Don't you dare to call me a liar, do not even think I was the one to betray. You never really relied on me to take any decision, you never ever told me what was your next step. It was easier that way, thinking you were following the most reasonable path while threading a perfect trail to hell. I tried to tell you but to no avail, but then again, it was all in vain as you never really listen to me. Why do you insist now; I got used to being ignored and eventually faded with the background noise, you were never really listening if that is what you want to know.
 
I feel it is wrong to treat you with such scorn, but I just cannot avoid feeling that this is what you deserve. You tried to have it all, to have everything your way and in the end it, the harder you tried, the deeper you fell. Do not ask for a rope, not even a light, you dug that pit and suddenly realized that there is no easy way out of that thing. You still have the shovel, so maybe you can try digging some more...
 
Sorry, but there is no other way to tell you that you are completely sunk into what you deemed as a perfectly reasonable path to get what you desired. Just a word of advice:
 
Absolutely, if you have another chance in life, do not try again to make me look as a fool. This is what you get when you mess around with common sense.

Reality in a thousand mirrors

"And my eyes were not cold, they were just waiting for you"

The fire inside my soul was still lit after all, but it slowly died away as there was nothing to consume but my mind. I had fought for what I thought was right, but the war ended long ago and I was just battling the ghost that remained within my scars. As the world went round and round I kept my eyes in the horizon waiting for a new night to be free and claim what I thought was mine, but the midnight sun never ceased to shine. And there I was, trapped in a maze built out of rejection and wasted moons to a cause I had lost before it even began.

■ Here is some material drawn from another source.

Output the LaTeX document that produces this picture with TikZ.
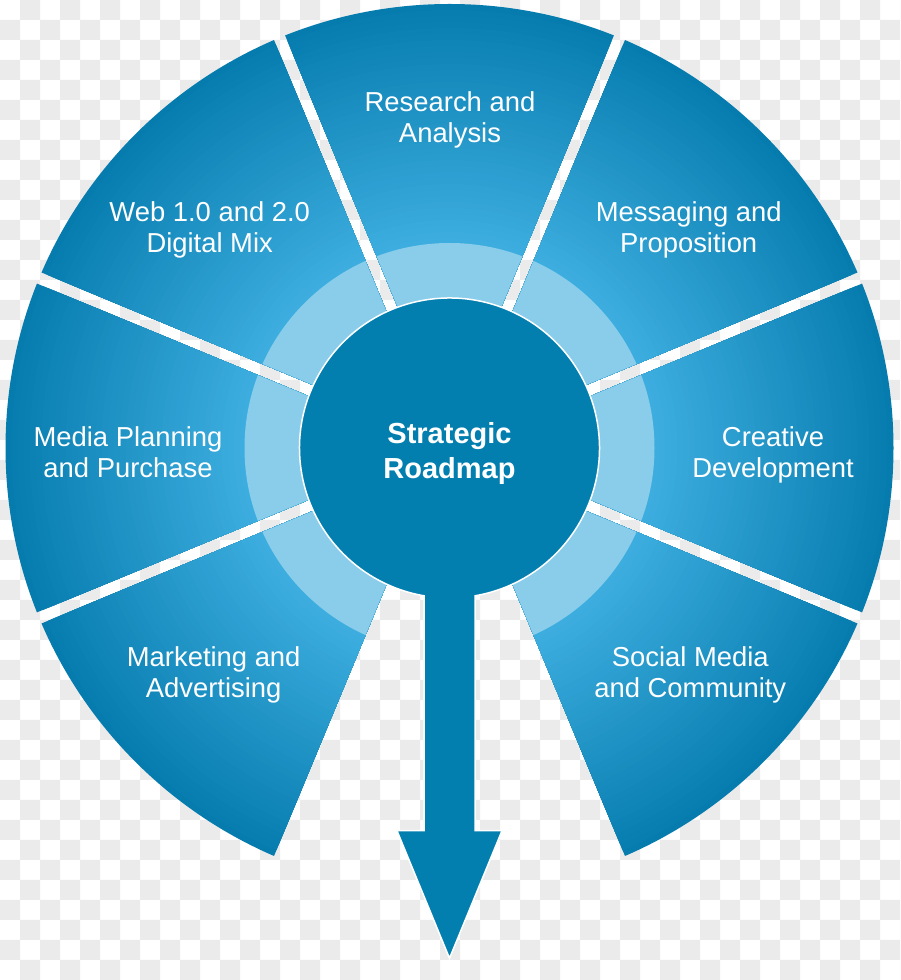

I left my sword behind and cast my armor away in the forgiving dark waters that ran softly through the cracks reason had not filled with the logic of a dead man. Yet, I, the one that had never truly lived at all, could not drown nor feel the cold embrace of oblivion that quietly ran through my hands. I tried to breathe but was unable to fill myself with a pain that was not mine to be felt; I tried to cry but tears refused to come out for something I knew deep inside was nothing but a lie.

Then and there I wandered through the remains of the dark, the true essence of a world torn apart finding scattered shards of my will to be free, of my endless desire to leave this labyrinth behind. I heard your call, yet I was still unprepared to hold your heart; I heard you call and I decided to turn your wish in my command. I secretly held to those whispers, those eyes that wished to burn and reach the skies. I sundered the memories and the remains of my own blight to create a new world out of the ashes, a new temple of shadows to protect with newfound devotion the most lovely gift of them all.

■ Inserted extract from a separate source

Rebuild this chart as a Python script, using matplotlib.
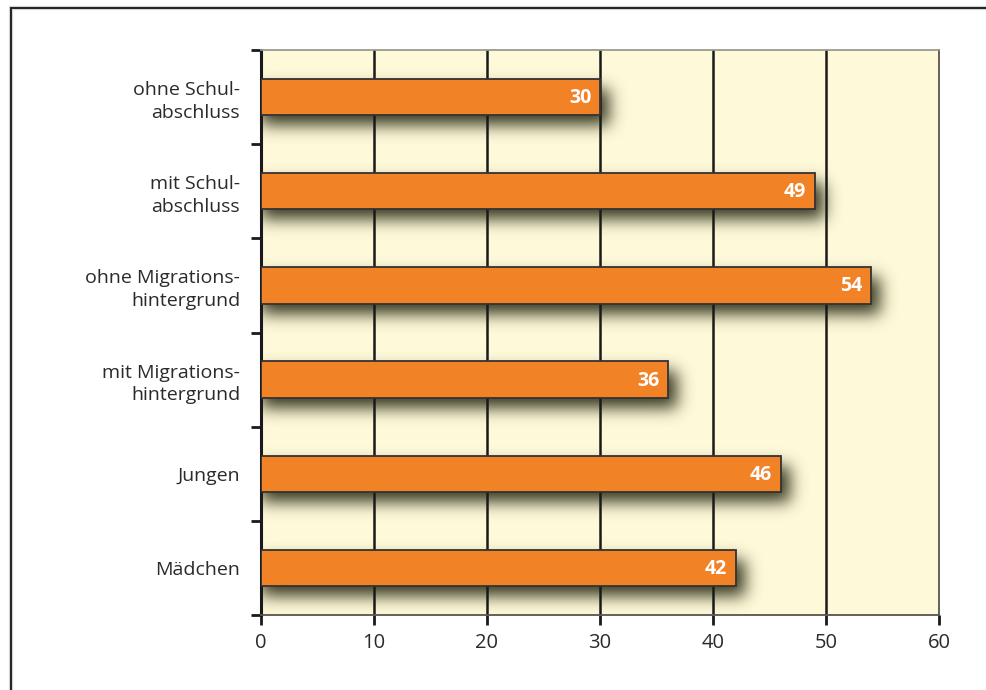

I walked down the road and found that the path was harder to walk this time, but I did not surrender, I kept my promise to find you again and listen to your whispers one more time. Even if I were to lose it all in this desperate last try. Night covered me and I came to you at last wearing the dark and using the words of long forgotten times, reaching out for the soul that pronounced my name oh so many times in the vast landscapes of frozen tears and solid cries. I was there, standing by you, close to you, inside the walls of a world that only I was meant to see and admire. There was music, there was light like no other I had seen in the past, there before me was a world like no other I had seen in my time.

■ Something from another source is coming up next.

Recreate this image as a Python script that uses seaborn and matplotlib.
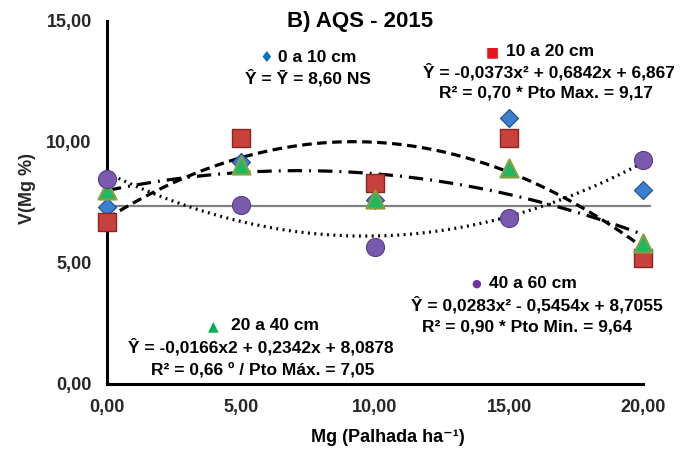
import numpy as np
import pandas as pd
import seaborn as sns
import matplotlib
matplotlib.use("Agg")
import matplotlib.pyplot as plt

sns.set_style("white")
plt.rcParams['font.family'] = ['Liberation Sans', 'DejaVu Sans']
plt.rcParams['font.weight'] = 'bold'

# ---- data ----
mg = [0, 5, 10, 15, 20]
v_0_10 = [7.31, 9.17, 7.60, 10.98, 8.00]
v_10_20 = [6.70, 10.15, 8.31, 10.15, 5.20]
v_20_40 = [8.00, 9.04, 7.63, 8.90, 5.80]
v_40_60 = [8.45, 7.38, 5.66, 6.83, 9.25]
ref_line = 7.34
x_ticks = [0, 5, 10, 15, 20]
y_ticks = [0, 5, 10, 15]

W, H = 690, 450
fig = plt.figure(figsize=(6.9, 4.5), dpi=100)
ax = fig.add_axes([107 / W, 1 - 383.7 / H, 536 / W, 363 / H])

df = pd.DataFrame({"mg": mg, "d1": v_0_10, "d2": v_10_20, "d3": v_20_40, "d4": v_40_60})

ax.hlines(ref_line, 0, 20.3, color="#808080", lw=1.6, zorder=1, clip_on=False)

# trend lines (2nd order fits)
sns.regplot(data=df, x="mg", y="d2", order=2, ci=None, scatter=False, ax=ax,
            line_kws=dict(color="black", lw=2.3, dashes=(3.0, 1.7), zorder=2))
sns.regplot(data=df, x="mg", y="d3", order=2, ci=None, scatter=False, ax=ax,
            line_kws=dict(color="black", lw=2.3, dashes=(4.5, 2.2, 0.6, 2.2), zorder=2))
sns.regplot(data=df, x="mg", y="d4", order=2, ci=None, scatter=False, ax=ax,
            line_kws=dict(color="black", lw=2.3, dashes=(0.6, 1.4), zorder=2))

# markers
mk = dict(ax=ax, clip_on=False, legend=False)
sns.scatterplot(data=df, x="mg", y="d1", marker="D", s=85, color="#3A7FD0",
                edgecolor="#1F4E8C", linewidth=0.8, zorder=3, **mk)
sns.scatterplot(data=df, x="mg", y="d2", marker="s", s=165, color="#C8413C",
                edgecolor="#8B2420", linewidth=1.0, zorder=4, **mk)
sns.scatterplot(data=df, x="mg", y="d3", marker="^", s=170, color="#1DB860",
                edgecolor="#8AA040", linewidth=1.5, zorder=5, **mk)
sns.scatterplot(data=df, x="mg", y="d4", marker="o", s=170, color="#7A5AAE",
                edgecolor="#5A3D8A", linewidth=0.8, zorder=6, **mk)

ax.set_xlim(0, 20)
ax.set_ylim(0, 15)
ax.set_xticks(x_ticks)
ax.set_yticks(y_ticks)
ax.set_xticklabels([f"{t:.2f}".replace(".", ",") for t in x_ticks])
ax.set_yticklabels([f"{t:.2f}".replace(".", ",") for t in y_ticks])
for s in ["top", "right"]:
    ax.spines[s].set_visible(False)
for s in ["left", "bottom"]:
    ax.spines[s].set_color("black")
    ax.spines[s].set_linewidth(2.2)
ax.tick_params(axis="both", direction="inout", length=8, width=2.2, color="black",
               labelsize=13)
ax.tick_params(axis="y", pad=7)
ax.tick_params(axis="x", pad=7)
for lab in ax.get_xticklabels() + ax.get_yticklabels():
    lab.set_fontweight("bold")
ax.set_xlabel("")
ax.set_ylabel("")

def ftext(x, y, s, size=12.5, color="black", family=None, ha="center"):
    kw = dict(ha=ha, va="center", fontsize=size, fontweight="bold", color=color)
    if family:
        kw["family"] = family
    fig.text(x / W, 1 - y / H, s, **kw)

ftext(360, 22, "B) AQS - 2015", size=16)
ftext(388, 438, "Mg (Palhada ha⁻¹)", size=13)
fig.text(27 / W, 1 - 188 / H, "V(Mg %)", rotation=90, ha="center", va="center",
         fontsize=13, fontweight="bold")

sym = ['DejaVu Sans']
# 0 a 10 cm
ftext(266, 57, "♦", size=11, color="#0070C0", family=sym)
ftext(317, 57, "0 a 10 cm")
ftext(308, 78, "Ŷ = Ȳ = 8,60 NS")
# 10 a 20 cm
ftext(492, 52, "■", size=10, color="#E8141B", family=sym)
ftext(550, 52, "10 a 20 cm")
ftext(549, 72, "Ŷ = -0,0373x² + 0,6842x + 6,867")
ftext(546, 93, "R² = 0,70 * Pto Max. = 9,17")
# 40 a 60 cm
ftext(476, 284, "●", size=8, color="#7030A0", family=sym)
ftext(533, 284, "40 a 60 cm")
ftext(537, 305, "Ŷ = 0,0283x² - 0,5454x + 8,7055")
ftext(527, 327, "R² = 0,90 * Pto Min. = 9,64")
# 20 a 40 cm
ftext(213, 326, "▲", size=10, color="#00B050", family=sym)
ftext(275, 326, "20 a 40 cm")
ftext(261, 347, "Ŷ = -0,0166x2 + 0,2342x + 8,0878")
ftext(263, 370, "R² = 0,66 º / Pto Máx. = 7,05")

fig.savefig("out.png", dpi=100)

We spun the threads of destiny one at a time and inside a fortress of stone and gold I swore without words to protect your heart and walk along you even in the darkest hours of life. I ascended from my tomb and took a hammer to my hand, a promise to my heart and an oath to our lips, to never surrender, to never fall back, to be with you and hold your hand to help you and support you at all times. The flame inside burns brighter than ever now, and in its fire I forge the words to keep you by my side.

And, here I am, still in the dead of the night, hidden from it all but your lovely eyes. Here I am, for you and just for you, for your wish is my command.